The shortage of workers in the IT industry may be overblown, a new study claims.
April 25, 2013

Internet and software executives are heavily lobbying for immigration reform legislation that would increase the pool of high-skilled foreign citizens who can work in the U.S., many receiving what are known as H-1B visas. They argue that a U.S. skills shortage is slowing growth in the industry. For example, Facebook CEO Mark Zuckerberg, in a recent a Washington Post editorial, says that each H-1B employee creates “two or three more American jobs in return.” 

But job creation accounting is always fuzzy, and now a new study questions whether in fact the broader IT field is facing the hiring shortages being claimed. The Economic Policy Institute, a non-partisan think tank in Washington, instead posits a different reason for the guestworker visa push: increasing labor competition in order to pay lower salaries in the IT sector.

Their study is worth a closer read. In general, it finds that guestworkers are filling as many as half of all new IT jobs every year, and that IT worker wages are the same as 14 years ago. Programmers, specifically, are paid the same inflation-adjusted wages on average as they were in 2001—a red flag that a shortage of candidates is not the main problem. For example, during the tech boom of the 1990s and bust in the 2000s, salaries and U.S. unemployment in IT exhibited the expected classic supply and demand relationship. Salaries rose when unemployment in the field was low. But since 2004, with an influx of temporary foreign workers, salaries have stopped changing in relation to U.S. unemployment levels in the field. 

Of course, the IT industry is much larger than Internet and software companies alone. The findings also go against my own intuition, since I know that companies in Silicon Valley pay their top software engineers and programmers extremely well (at least from this journalist’s perch).

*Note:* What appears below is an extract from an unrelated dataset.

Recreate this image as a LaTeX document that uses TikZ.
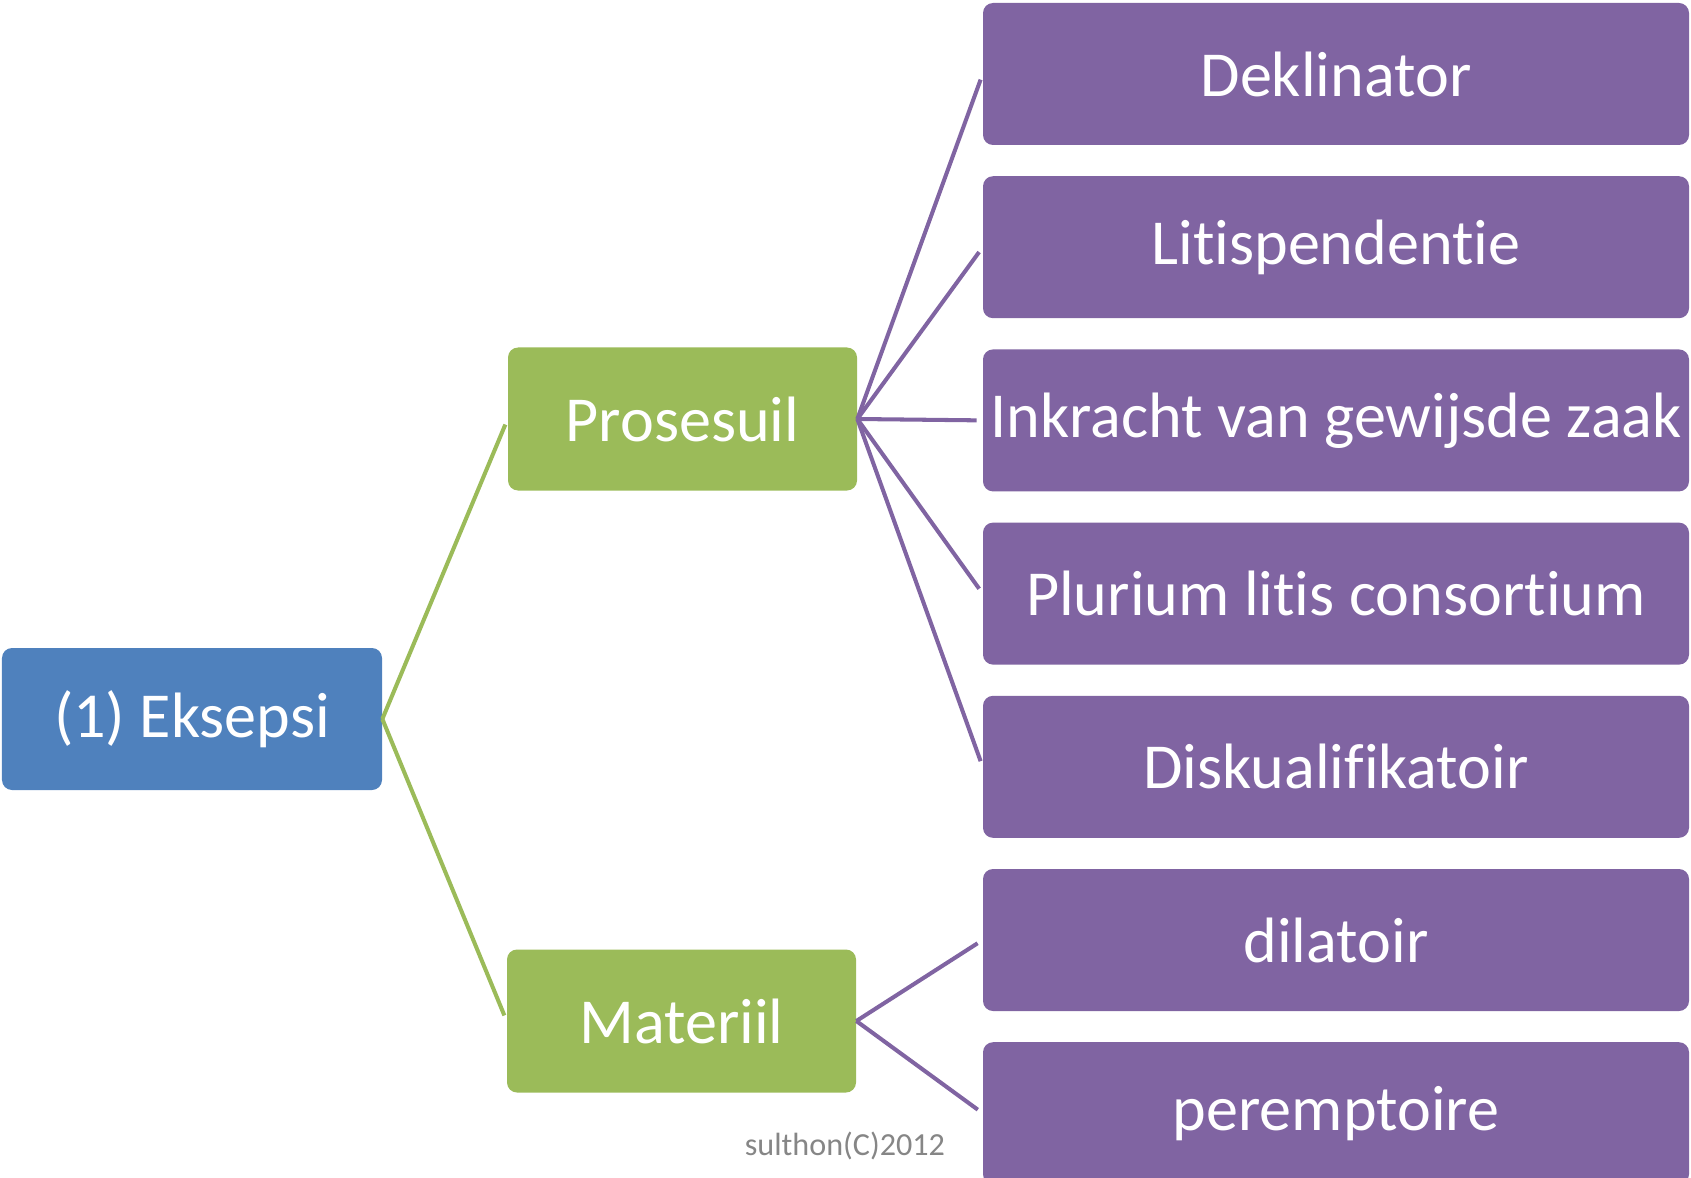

But that may be just the point. Other research has shown that only limited categories of jobs can be outsourced without hampering a firm’s ability to innovate. So, according to the study’s findings, the more high-skilled employment visas supplied, the more the IT industry can uniquely tap a global labor market. That allows companies to cost-effectively hire the top talent possible, rather than resorting to wooing employees from companies down the road with crazy perks and salaries, and perhaps the freedom to pay “average” workers less. 

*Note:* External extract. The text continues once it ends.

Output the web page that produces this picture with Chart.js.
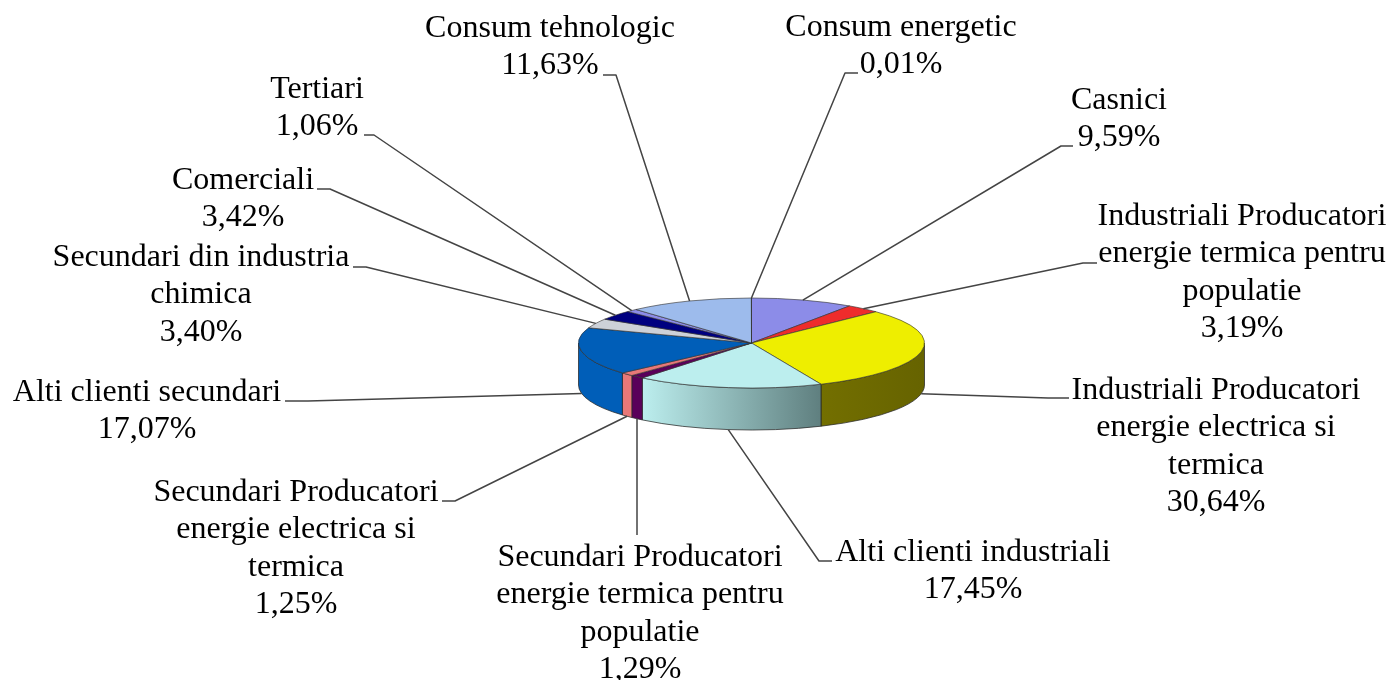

The Wall Street Journal spoke with the study’s author, who said employers should be less picky in hiring from the U.S. workforce and invest more in job training as needed. As it is today, U.S. colleges graduate 50 percent more students in computer science and engineering than are hired into those fields each year. Unfortuantely, the study notes, supplying more visas will discourage U.S. students from pursuing these fields.